Just minutes away at Beaulieu sur Mer a sister hotel La Reserve de Beaulieu is located. Both are under the same ownership and management and guests of either hotel may enjoy the amenities of both including signing privileges.
If you are planning on visiting the French Riviera there are some things to keep in mind and remember. First because of the exchange rate between the dollar and French Franc prices appear high but this is true for all of France not just the Cote d'Azur. Second the area is no longer a year round resort. Many of the best hotels close at the end of October and do not reopen till March or April. This is also true of many of the must-go-to restaurants.
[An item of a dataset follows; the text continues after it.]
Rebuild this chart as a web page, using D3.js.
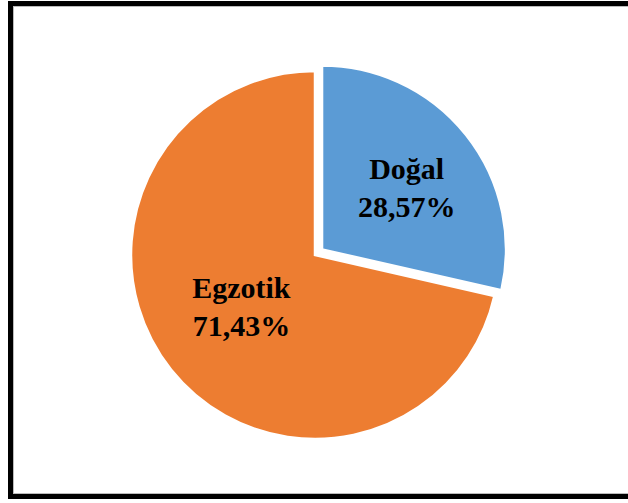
<!DOCTYPE html>
<html>
<head>
<meta charset="utf-8">
<script src="https://cdn.jsdelivr.net/npm/d3@7"></script>
<style>
  html, body { margin: 0; padding: 0; background: #fff; }
  svg { display: block; }
</style>
</head>
<body>
<svg id="chart" width="628" height="503"></svg>
<script>
// pie data
const categories = ["Doğal", "Egzotik"];
const values = [28.57, 71.43];
const labels = ["28,57%", "71,43%"];
const colors = ["#5B9BD5", "#ED7D31"];

const svg = d3.select("#chart");

// frame around the chart (right edge runs off the picture)
svg.append("rect")
    .attr("x", 10.5)
    .attr("y", 3.5)
    .attr("width", 660)
    .attr("height", 493)
    .attr("fill", "#fff")
    .attr("stroke", "#000")
    .attr("stroke-width", 5);

svg.append("rect")
    .attr("x", 13.5)
    .attr("y", 6.5)
    .attr("width", 660)
    .attr("height", 487)
    .attr("fill", "none")
    .attr("stroke", "#bbb")
    .attr("stroke-width", 1);

const cx = 315, cy = 255;
const radius = 184;
const explode = 9;

const data = categories.map((c, i) => ({ name: c, value: values[i], label: labels[i], color: colors[i] }));

const pie = d3.pie()
    .sort(null)
    .value(d => d.value);

const arc = d3.arc()
    .innerRadius(0)
    .outerRadius(radius);

const labelArc = d3.arc()
    .innerRadius(98)
    .outerRadius(98);

const arcs = pie(data);

const g = svg.append("g")
    .attr("transform", `translate(${cx},${cy})`);

const slices = g.selectAll(".slice")
    .data(arcs)
    .join("g")
    .attr("class", "slice")
    .attr("transform", (d, i) => {
        if (i !== 0) return null;
        const mid = (d.startAngle + d.endAngle) / 2;
        return `translate(${Math.sin(mid) * explode},${-Math.cos(mid) * explode})`;
    });

slices.append("path")
    .attr("d", arc)
    .attr("fill", d => d.data.color)
    .attr("stroke", "#fff")
    .attr("stroke-width", 2.5);

// small nudges so labels sit where Excel put them
const nudge = [[8, -6], [3, -15]];

const text = slices.append("text")
    .attr("transform", (d, i) => {
        const [x, y] = labelArc.centroid(d);
        return `translate(${x + nudge[i][0]},${y + nudge[i][1]})`;
    })
    .attr("text-anchor", "middle")
    .style("font-family", "'Liberation Serif', 'Times New Roman', serif")
    .style("font-weight", "bold")
    .style("font-size", "30px")
    .attr("fill", "#000");

text.append("tspan")
    .attr("x", 0)
    .attr("dy", "-0.1em")
    .text(d => d.data.name);

text.append("tspan")
    .attr("x", 0)
    .attr("dy", "1.25em")
    .text(d => d.data.label);
</script>
</body>
</html>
As examples Chateau Eza is closed from November to April and Restaurant de Bacon in Antibes closes from November l to January 31.
Royal Riviera is open from March l to October 31 and its neighbor, La Reserve de Beaulieu opens April l5 and closes October 31.
The City of Nice offers all kinds of accommodations and restaurants, at every price level right down to Mac Donald's.. Cab fares are high so it might be well to consider renting a car. And if you wish to explore the wine country of Provence, and we most certainly recommend that you do, a car is necessary.
The vineyards start west of St. Tropez on the main route to Marseille, the Cotes de Provence appellation. A good starting point is Les Arcs which is where we started our tour of the vineyards
For both natives and visitors the Cote d' d'Azur offers all the things that make life worth living--good food and wine, a leisurely, casual life-style, a most favorable climate in a region of remarkable beauty and surrounded by the art and culture of many generations.